Array of the pvalues for the alternative hypothesis.

property bestfit#

Returns the best fit values of the model parameters.

static check_pois_compatibility(poi1, poi2)#

Checks compatibility between two lists of hepstats.parameters.POIarray() instances.

Parameters:
  • poi1 (POI | POIarray) – the first parameter of interest.

  • poi2 (POI | POIarray) – the second parameter of interest.

Raises:

ValueError – if the two parameters of interests don’t have the same parameters, check by their names.

property constraints#

Returns the constraints on the loss / likehood function.

property data#

Returns the data.

expected_pvalue(poinull, poialt, nsigma, CLs=False, qtilde=False, onesided=True, onesideddiscovery=False)#

Computes the expected pvalues and error bands for different values of \(\sigma\) (0=expected/median)

Parameters:
  • poinull (POI | POIarray) – parameters of interest for the null hypothesis.

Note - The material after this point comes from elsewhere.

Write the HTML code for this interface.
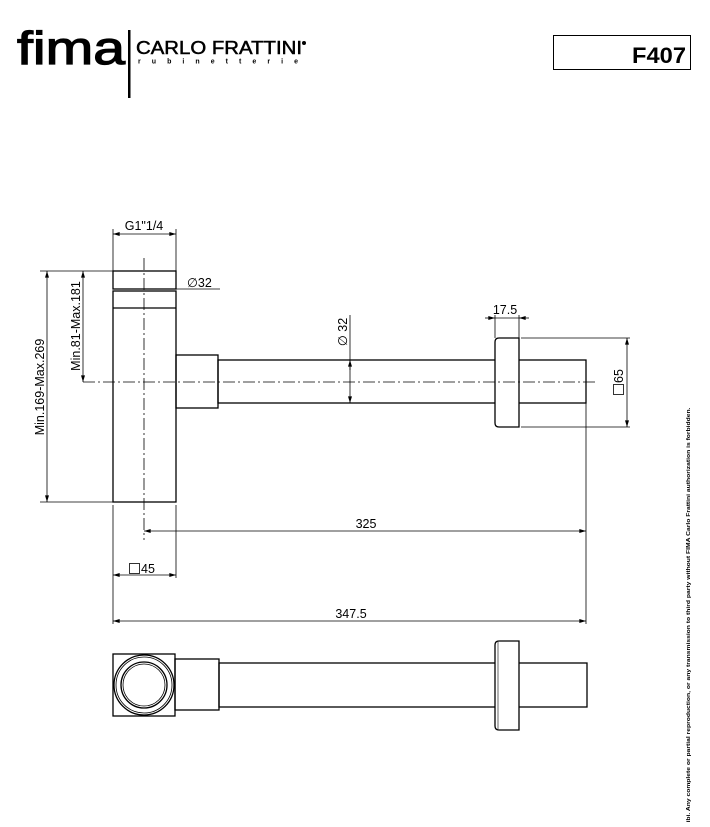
<!DOCTYPE html>
<html><head><meta charset="utf-8"><style>
html,body{margin:0;padding:0;background:#fff;}
svg{display:block;font-family:"Liberation Sans",sans-serif;}
</style></head><body>
<svg width="710" height="827" viewBox="0 0 710 827" xmlns="http://www.w3.org/2000/svg">
<defs>
<marker id="a" viewBox="0 0 10 6" refX="10" refY="3" markerWidth="8" markerHeight="4" orient="auto-start-reverse" markerUnits="userSpaceOnUse"><path d="M0,0 L10,3 L0,6 z" fill="#000"/></marker>
</defs>
<!-- header -->
<text x="17" y="64" font-size="46" stroke="#000" stroke-width="1.2" textLength="108" lengthAdjust="spacingAndGlyphs">fima</text>
<rect x="128" y="30" width="2.5" height="68" fill="#000"/>
<text x="136" y="54" font-size="18" stroke="#000" stroke-width="0.5" textLength="166" lengthAdjust="spacingAndGlyphs">CARLO FRATTINI</text>
<circle cx="304" cy="43" r="2" fill="#000"/>
<text x="138" y="63.5" font-size="7" font-weight="bold" textLength="160" lengthAdjust="spacing">rubinetterie</text>
<rect x="553.5" y="35.5" width="137" height="34" fill="none" stroke="#000"/>
<text x="686" y="63" font-size="22" font-weight="bold" text-anchor="end" textLength="54" lengthAdjust="spacingAndGlyphs">F407</text>

<g fill="none" stroke="#000" stroke-width="1.3">
<rect x="113" y="271" width="63" height="18"/>
<rect x="113" y="291" width="63" height="211"/>
<line x1="113" y1="308" x2="176" y2="308"/>
<rect x="176" y="355" width="42" height="53"/>
<rect x="218" y="360" width="368" height="43"/>
<path d="M519,338 L499,338 Q495,338 495,342 L495,423 Q495,427 499,427 L519,427 Z" fill="#fff"/>
<rect x="113" y="654" width="62" height="62"/>
<circle cx="144" cy="685" r="30"/>
<circle cx="144" cy="685" r="28" stroke-width="0.8"/>
<circle cx="144" cy="685" r="23"/>
<circle cx="144" cy="685" r="21" stroke-width="0.8"/>
<rect x="175" y="659" width="44" height="51"/>
<rect x="219" y="663" width="368" height="44"/>
<path d="M519,641 L499,641 Q495,641 495,645 L495,726 Q495,730 499,730 L519,730 Z" fill="#fff"/>
<line x1="498" y1="642" x2="498" y2="729" stroke-width="0.6"/>
</g>

<g stroke="#000" stroke-width="0.8" fill="none">
<line x1="144" y1="258" x2="144" y2="540" stroke-dasharray="12,3,2,3"/>
<line x1="83" y1="382" x2="597" y2="382" stroke-dasharray="12,3,2,3"/>
<line x1="113" y1="229" x2="113" y2="271"/><line x1="176" y1="229" x2="176" y2="271"/>
<line x1="113" y1="234" x2="176" y2="234" marker-start="url(#a)" marker-end="url(#a)"/>
<line x1="113" y1="289" x2="220" y2="289"/>
<line x1="40" y1="271" x2="113" y2="271"/>
<line x1="40" y1="502" x2="113" y2="502"/>
<line x1="47" y1="271" x2="47" y2="502" marker-start="url(#a)" marker-end="url(#a)"/>
<line x1="83" y1="271" x2="83" y2="382" marker-start="url(#a)" marker-end="url(#a)"/>
<line x1="350" y1="315" x2="350" y2="403" marker-end="url(#a)"/>
<line x1="350" y1="370" x2="350" y2="360" marker-end="url(#a)"/>
<line x1="495" y1="315" x2="495" y2="338"/><line x1="519" y1="315" x2="519" y2="338"/>
<line x1="485" y1="318" x2="495" y2="318" marker-end="url(#a)"/>
<line x1="529" y1="318" x2="519" y2="318" marker-end="url(#a)"/>
<line x1="495" y1="318" x2="519" y2="318"/>
<line x1="521" y1="338" x2="630" y2="338"/><line x1="521" y1="427" x2="630" y2="427"/>
<line x1="627" y1="338" x2="627" y2="427" marker-start="url(#a)" marker-end="url(#a)"/>
<line x1="586" y1="403" x2="586" y2="624"/>
<line x1="144" y1="531" x2="586" y2="531" marker-start="url(#a)" marker-end="url(#a)"/>
<line x1="113" y1="505" x2="113" y2="624"/>
<line x1="176" y1="505" x2="176" y2="578"/>
<line x1="113" y1="575" x2="176" y2="575" marker-start="url(#a)" marker-end="url(#a)"/>
<line x1="113" y1="621" x2="586" y2="621" marker-start="url(#a)" marker-end="url(#a)"/>
<!-- square symbols -->
<rect x="129.5" y="563.5" width="10" height="10"/>
<rect x="613.5" y="384.5" width="10" height="10"/>
</g>

<g font-size="12.5" fill="#000">
<text x="144" y="230" text-anchor="middle">G1"1/4</text>
<text x="187" y="287">∅32</text>
<text x="366" y="528" text-anchor="middle">325</text>
<text x="351" y="618" text-anchor="middle">347.5</text>
<text x="141" y="573">45</text>
<text x="505" y="314" text-anchor="middle">17.5</text>
<text transform="translate(44,387) rotate(-90)" text-anchor="middle">Min.169-Max.269</text>
<text transform="translate(80,326) rotate(-90)" text-anchor="middle">Min.81-Max.181</text>
<text transform="translate(347,332) rotate(-90)" text-anchor="middle">∅ 32</text>
<text transform="translate(623,383) rotate(-90)">65</text>
</g>
<text transform="translate(690,615) rotate(-90)" font-size="5.2" font-weight="bold" text-anchor="middle" textLength="415" lengthAdjust="spacingAndGlyphs">ibi. Any complete or partial reproduction, or any transmission to third party without FIMA Carlo Frattini authorization is forbidden.</text>
</svg>
</body></html>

  • poialt (POI | POIarray) – parameters of interest for the alternative hypothesis.

  • nsigma (list[int]) – list of values of \(\sigma\) to compute the expected pvalue.

  • CLs (bool) – if True computes pvalues as \(p_{cls}=p_{null}/p_{alt}=p_{clsb}/p_{clb}\) else as \(p_{clsb} = p_{null}\).

  • qtilde (bool) – if True use the \(\widetilde{q}\) test statistics else (default) use the \(q\) test statistic.

  • onesided (bool) – if True (default) computes onesided pvalues.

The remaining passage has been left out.